When asked if they knew what the words meant, over a half of adults surveyed said didn’t know the history of the word ‘mong’, over a third didn’t know where the word ‘spastic’ came from and a quarter were unaware of the origins of the word ‘retard’. After being told about the origins of the words 28% said they would continue using them.

The findings also suggests abusive language is being picked up and used by children. 70% of teachers polled in the survey said they have overheard pupils using the words ‘spaz’, ‘spastic’, ‘retard’ or ‘mong’ at school. Half of the teachers surveyed said they had heard the language in ‘casual’ conservation, while the same number said children were using the words to insult or upset other children.

> Nothing new there, though. Spaz was an insult when I was at primary school – directed at able-bodied kids. I doubt anyone actually knew of its origins or connotations, it was essentially a new word used as a term of abuse.

Likewise Mo – it wasn’t until much later that I worked out that it was descended from Homosexual. All we knew was that it was a derogatory term.

Presumably these terms originated with adults, taken up by their kids (without them understanding their meaning) and passed along to other kids, who passed them along ad infinitum…

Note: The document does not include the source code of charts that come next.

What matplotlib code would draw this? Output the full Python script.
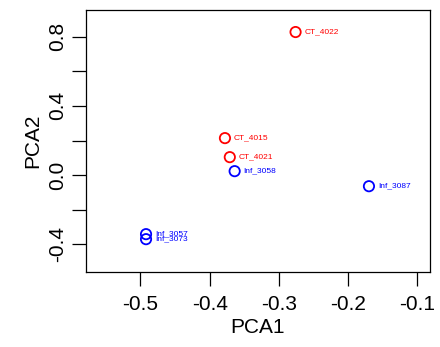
import matplotlib
matplotlib.use("Agg")
import matplotlib.pyplot as plt

# PCA scores
names = ["CT_4022", "CT_4015", "CT_4021", "Inf_3058", "Inf_3087", "Inf_3057", "Inf_3073"]
pca1 = [-0.276, -0.378, -0.371, -0.364, -0.170, -0.492, -0.492]
pca2 = [0.827, 0.214, 0.104, 0.023, -0.064, -0.341, -0.370]
colors = ["red", "red", "red", "blue", "blue", "blue", "blue"]

plt.rcParams['font.family'] = ['Liberation Sans', 'DejaVu Sans']

fig = plt.figure(figsize=(4.4, 3.47), dpi=100)
ax = fig.add_axes([0.195, 0.216, 0.782, 0.755])

ax.scatter(pca1, pca2, s=55, facecolors='none', edgecolors=colors, linewidths=1.3, zorder=3)
for n, x, y, c in zip(names, pca1, pca2, colors):
    ax.annotate(n, (x, y), xytext=(6.5, 0), textcoords='offset points',
                va='center', ha='left', fontsize=6, color=c)

ax.set_xlim(-0.579, -0.082)
ax.set_ylim(-0.56, 0.954)

ax.set_xticks([-0.5, -0.4, -0.3, -0.2, -0.1])
ax.set_xticklabels(["-0.5", "-0.4", "-0.3", "-0.2", "-0.1"])
ax.set_yticks([-0.4, -0.2, 0.0, 0.2, 0.4, 0.6, 0.8])
ax.set_yticklabels(["-0.4", "", "0.0", "", "0.4", "", "0.8"], rotation=90, va='center')

ax.tick_params(axis='both', labelsize=15, length=10, width=0.9)
ax.tick_params(axis='x', pad=6.5)
ax.tick_params(axis='y', pad=3.5)
for sp in ax.spines.values():
    sp.set_linewidth(0.9)

ax.set_xlabel("PCA1", fontsize=15, labelpad=3)
ax.set_ylabel("PCA2", fontsize=15, labelpad=4.5)

fig.savefig("out.png", dpi=100)
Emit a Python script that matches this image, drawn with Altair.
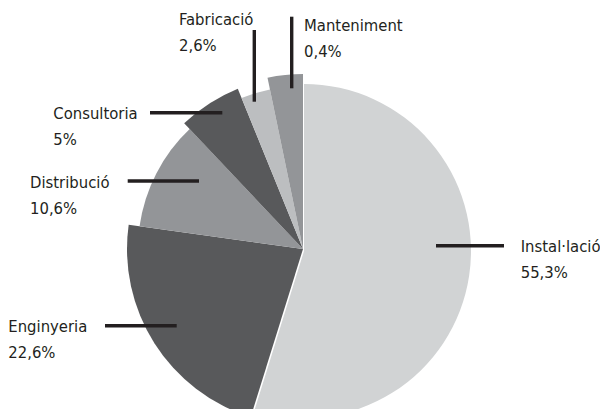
import math
import altair as alt
import pandas as pd

# ---- data ----
categories = ["Instal·lació", "Enginyeria", "Distribució", "Consultoria", "Fabricació", "Manteniment"]
# share of the circle each drawn slice covers (measured angles)
shares = [54.8, 22.4, 10.75, 5.9, 2.9, 3.25]
# percentages printed in the labels
pct_labels = ["55,3%", "22,6%", "10,6%", "5%", "2,6%", "0,4%"]

# ---- styles / layout ----
colors = ["#d1d3d4", "#58595b", "#939598", "#58595b", "#bcbec0", "#939598"]
radii = [167, 176, 165, 173, 163, 175]
# small outward shift of each slice's apex (pixels)
shift_x = [1, 0, 0, 0, 0, 0]
shift_y = [2, 0, 0, 0, 0, 0]
CX, CY = 295, 241
FONT = "Liberation Sans Narrow, DejaVu Sans Condensed, Roboto, sans-serif"
INK = "#231f20"

# leader lines (x1, y1, x2, y2) in plot pixels
leaders = {
    "Instal·lació": (428, 237.7, 496, 237.7),
    "Enginyeria": (97, 317.7, 168.7, 317.7),
    "Distribució": (119.7, 173, 191, 173),
    "Consultoria": (142, 104.7, 214.3, 104.7),
    "Fabricació": (246.3, 22, 246.3, 93.7),
    "Manteniment": (283.7, 8.7, 283.7, 80.3),
}
# label anchor (left, first baseline) in plot pixels
label_xy = {
    "Instal·lació": (512.7, 243.7),
    "Enginyeria": (0.3, 323.7),
    "Distribució": (22, 180.3),
    "Consultoria": (45.3, 111),
    "Fabricació": (171, 17),
    "Manteniment": (296, 22.7),
}

arc_df = pd.DataFrame({
    "cat": categories,
    "share": shares,
    "order": list(range(len(categories))),
    "r": radii,
    "cx": [CX + s for s in shift_x],
    "cy": [CY + s for s in shift_y],
})

arcs = alt.Chart(arc_df).transform_window(
    cum="sum(share)", sort=[alt.SortField("order", order="ascending")],
    frame=[None, 0],
).transform_calculate(
    start="datum.cum - datum.share"
).mark_arc(strokeWidth=0).encode(
    theta=alt.Theta("start:Q", scale=alt.Scale(domain=[0, 100], range=[0, 2 * math.pi]), stack=None),
    theta2=alt.Theta2("cum:Q"),
    radius=alt.Radius("r:Q", scale=None),
    color=alt.Color("cat:N", scale=alt.Scale(domain=categories, range=colors), legend=None),
    x=alt.X("cx:Q", scale=None, axis=None),
    y=alt.Y("cy:Q", scale=None, axis=None),
)

rule_df = pd.DataFrame([
    {"cat": c, "x1": leaders[c][0], "y1": leaders[c][1], "x2": leaders[c][2], "y2": leaders[c][3]}
    for c in categories
])
rules = alt.Chart(rule_df).mark_rule(color=INK, strokeWidth=3.4).encode(
    x=alt.X("x1:Q", scale=None, axis=None),
    y=alt.Y("y1:Q", scale=None, axis=None),
    x2="x2:Q",
    y2="y2:Q",
)

text_df = pd.DataFrame([
    {"cat": c, "label": f"{c}\n{p}", "x": label_xy[c][0], "y": label_xy[c][1]}
    for c, p in zip(categories, pct_labels)
])
texts = alt.Chart(text_df).mark_text(
    align="left", baseline="alphabetic", lineBreak="\n", lineHeight=26,
    fontSize=16.5, font=FONT, color=INK,
).encode(
    x=alt.X("x:Q", scale=None, axis=None),
    y=alt.Y("y:Q", scale=None, axis=None),
    text="label:N",
)

chart = alt.layer(arcs, rules, texts).properties(
    width=592, height=401, padding=0, autosize=alt.AutoSizeParams(type="none"),
    background="white",
).configure_view(stroke=None)

chart.save("out.html", embed_options={"renderer": "svg", "actions": False})
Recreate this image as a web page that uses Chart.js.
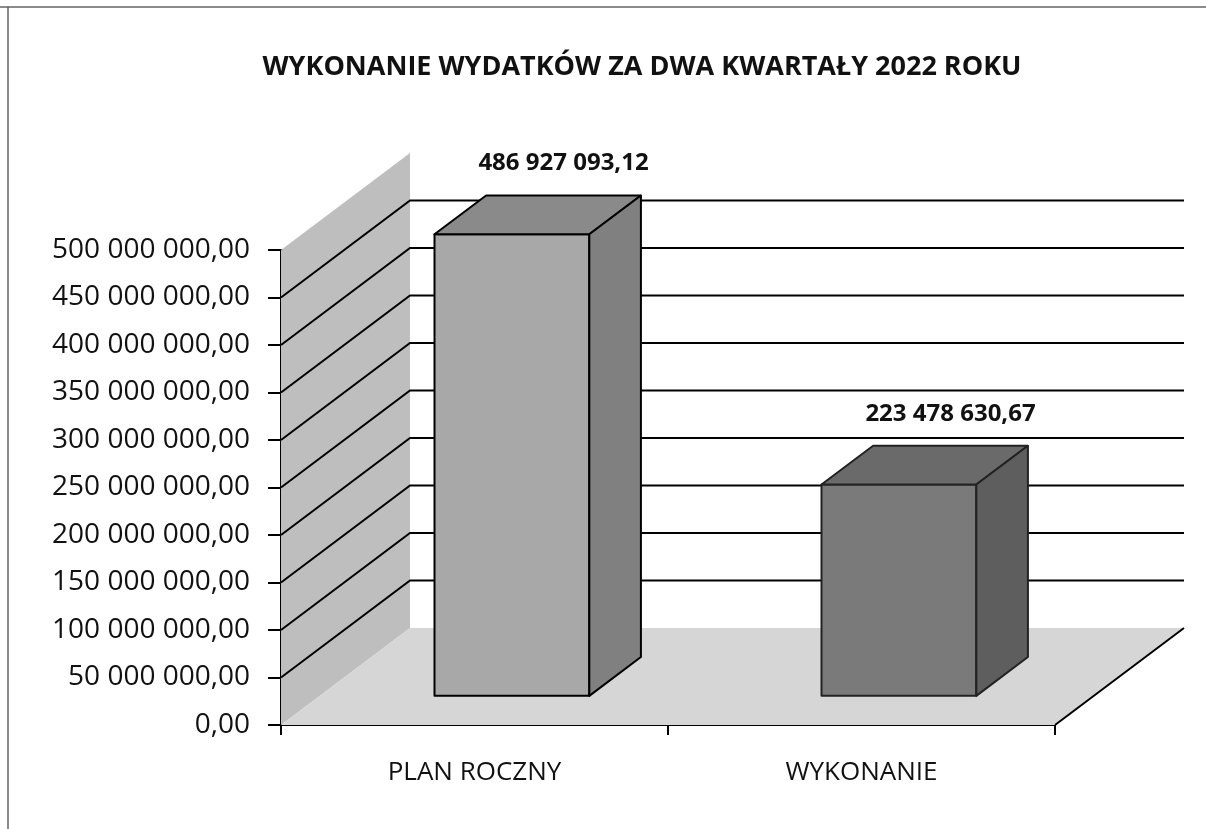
<!DOCTYPE html>
<html lang="pl">
<head>
  <meta charset="UTF-8">
  <title>Wykonanie wydatków</title>
  <script src="https://cdn.jsdelivr.net/npm/chart.js"></script>
  <style>
    body { margin: 0; background: #fff; }
    #chart { display: block; }
  </style>
</head>
<body>
  <canvas id="chart" width="1206" height="829"></canvas>

  <script>
    const chartTitle = 'WYKONANIE WYDATKÓW ZA DWA KWARTAŁY 2022 ROKU';
    const categories = ['PLAN ROCZNY', 'WYKONANIE'];
    const values = [486927093.12, 223478630.67];
    const yMax = 500000000;
    const yStep = 50000000;

    // kolory ścian i słupków (skan w odcieniach szarości)
    const frontColors = ['#a8a8a8', '#7a7a7a'];
    const topColors = ['#8a8a8a', '#6a6a6a'];
    const sideColors = ['#808080', '#5e5e5e'];

    // głębokość "3D"
    const DX = 129, DY = 97;

    function fmt(v, dec) {
      const parts = v.toFixed(dec).split('.');
      const intPart = parts[0].replace(/\B(?=(\d{3})+(?!\d))/g, ' ');
      return intPart + ',' + parts[1];
    }

    Chart.defaults.font.family = '"Open Sans", sans-serif';
    Chart.defaults.color = '#111';

    const threeD = {
      id: 'threeD',
      beforeDraw(chart) {
        const ctx = chart.ctx;
        ctx.save();
        ctx.fillStyle = '#fff';
        ctx.fillRect(0, 0, chart.width, chart.height);
        ctx.strokeStyle = '#666';
        ctx.lineWidth = 1.5;
        ctx.beginPath();
        ctx.moveTo(0, 7); ctx.lineTo(chart.width, 7);
        ctx.moveTo(8, 7); ctx.lineTo(8, chart.height);
        ctx.stroke();
        // tytuł (wyśrodkowany nad całym obszarem wykresu, razem z głębią)
        ctx.fillStyle = '#111';
        ctx.font = 'bold 27px "Open Sans", sans-serif';
        ctx.textAlign = 'center';
        ctx.textBaseline = 'middle';
        ctx.fillText(chartTitle, 642, 67);
        ctx.restore();
      },
      beforeDatasetsDraw(chart) {
        const ctx = chart.ctx;
        const a = chart.chartArea;
        const y = chart.scales.y;
        const top = y.getPixelForValue(yMax);
        const bot = y.getPixelForValue(0);
        ctx.save();
        // ściana boczna
        ctx.fillStyle = '#bebebe';
        ctx.beginPath();
        ctx.moveTo(a.left, top);
        ctx.lineTo(a.left + DX, top - DY);
        ctx.lineTo(a.left + DX, bot - DY);
        ctx.lineTo(a.left, bot);
        ctx.closePath();
        ctx.fill();
        // podłoga
        ctx.fillStyle = '#d6d6d6';
        ctx.beginPath();
        ctx.moveTo(a.left, bot);
        ctx.lineTo(a.right, bot);
        ctx.lineTo(a.right + DX, bot - DY);
        ctx.lineTo(a.left + DX, bot - DY);
        ctx.closePath();
        ctx.fill();
        // linie siatki
        ctx.strokeStyle = '#000';
        ctx.lineWidth = 2;
        ctx.beginPath();
        for (let v = yStep; v < yMax; v += yStep) {
          const py = y.getPixelForValue(v);
          ctx.moveTo(a.left, py);
          ctx.lineTo(a.left + DX, py - DY);
          ctx.lineTo(a.right + DX, py - DY);
        }
        ctx.moveTo(a.right, bot);
        ctx.lineTo(a.right + DX, bot - DY);
        ctx.stroke();
        ctx.restore();
      },
      afterDatasetsDraw(chart) {
        const ctx = chart.ctx;
        const meta = chart.getDatasetMeta(0);
        const ox = DX * 0.29, oy = DY * 0.29;
        const bx = DX * 0.40, by = DY * 0.40;
        ctx.save();
        ctx.lineWidth = 2;
        ctx.lineJoin = 'round';
        meta.data.forEach((bar, i) => {
          const p = bar.getProps(['x', 'y', 'base', 'width'], true);
          const l = p.x - p.width / 2 + ox;
          const r = p.x + p.width / 2 + ox;
          const t = p.y - oy;
          const b = p.base - oy;
          ctx.strokeStyle = i === 0 ? '#000' : '#222';
          // przód
          ctx.fillStyle = frontColors[i];
          ctx.beginPath();
          ctx.rect(l, t, r - l, b - t);
          ctx.fill(); ctx.stroke();
          // góra
          ctx.fillStyle = topColors[i];
          ctx.beginPath();
          ctx.moveTo(l, t); ctx.lineTo(r, t);
          ctx.lineTo(r + bx, t - by); ctx.lineTo(l + bx, t - by);
          ctx.closePath();
          ctx.fill(); ctx.stroke();
          // bok
          ctx.fillStyle = sideColors[i];
          ctx.beginPath();
          ctx.moveTo(r, t); ctx.lineTo(r + bx, t - by);
          ctx.lineTo(r + bx, b - by); ctx.lineTo(r, b);
          ctx.closePath();
          ctx.fill(); ctx.stroke();
          // etykieta wartości
          ctx.fillStyle = '#111';
          ctx.font = 'bold 24px "Open Sans", sans-serif';
          ctx.textAlign = 'center';
          ctx.textBaseline = 'middle';
          ctx.fillText(fmt(values[i], 2), p.x + ox + bx, t - by - 32);
        });
        ctx.restore();
      }
    };

    new Chart(document.getElementById('chart'), {
      type: 'bar',
      data: {
        labels: categories,
        datasets: [{
          data: values,
          backgroundColor: 'rgba(0,0,0,0)',
          borderWidth: 0,
          categoryPercentage: 0.8,
          barPercentage: 0.5
        }]
      },
      options: {
        responsive: false,
        animation: false,
        events: [],
        layout: { padding: { left: 0, right: 151, top: 250, bottom: 0 } },
        plugins: {
          legend: { display: false },
          tooltip: { enabled: false },
          title: { display: false }
        },
        scales: {
          x: {
            afterFit(scale) { scale.height = 104; },
            grid: { drawOnChartArea: false, offset: true, color: '#000', lineWidth: 2, tickLength: 10 },
            border: { display: true, color: '#000', width: 2 },
            ticks: { font: { size: 26 }, color: '#111', padding: 22 }
          },
          y: {
            min: 0,
            max: yMax,
            afterFit(scale) { scale.width = 281; },
            grid: { drawOnChartArea: false, color: '#000', lineWidth: 2, tickLength: 13 },
            border: { display: true, color: '#000', width: 2 },
            ticks: {
              stepSize: yStep,
              font: { size: 28 },
              color: '#111',
              padding: 18,
              callback: v => fmt(v, 2)
            }
          }
        }
      },
      plugins: [threeD]
    });
  </script>
</body>
</html>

More than half of teachers (55%) hear children using discriminatory language toward a disabled child/child with SEN, with just under half of these instances deliberately used as insults.

Disabled children and those with special educational needs (SEN) are twice as likely to be bullied as other children. 83% of young people with learning difficulties have suffered bullying, say the NCB. 90% of parents of children with Asperger Syndrome have reported the bullying of their child in the previous year.

National Coordinator of the Anti-Bullying Alliance, Lauren Seager-Smith, said:

“1 in 5 children of school age have a special educational need, those who existing evidence shows us are significantly more likely to suffer bullying. Our findings show that children are using these bullying words in general conversation, and worse still, to deliberately insult each other and their disabled peers or those with special educational needs.”

As adults we need to ask ourselves what our role is in this, when it became acceptable to use these and other discriminatory words as part of ‘banter’ and why we feel disabled people and those with special educational needs are fair game.”

> Because they’re seen as easy prey. Just as the unemployed as a whole are seen as easy prey by the likes of Iain Duncan Smith and his fellow bullies.

Existing evidence demonstrates just how pervasive the bullying of disabled children and those with special education needs is, yet as a society we are using discriminatory and hurtful language that is perpetuating the bullying of these vulnerable children in our schools. We must challenge the normalisation of this language and recognise the impact it is having on the attitudes of generations to come.”

Minister for Children and Families, Edward Timpson said:

“This is completely unacceptable. No child should ever say or hear these words whether used in conversation or as an insult.”

> So what about the rhetoric about scroungers, as pumped out incessantly by your government ? Isn’t that the same thing ?

“Schools have a responsibility to ensure that children can learn in an environment free from prejudice.”

To help tackle this we have given more power to heads to punish bad behaviour and there’s also now a greater focus on behaviour and bullying in school inspections.”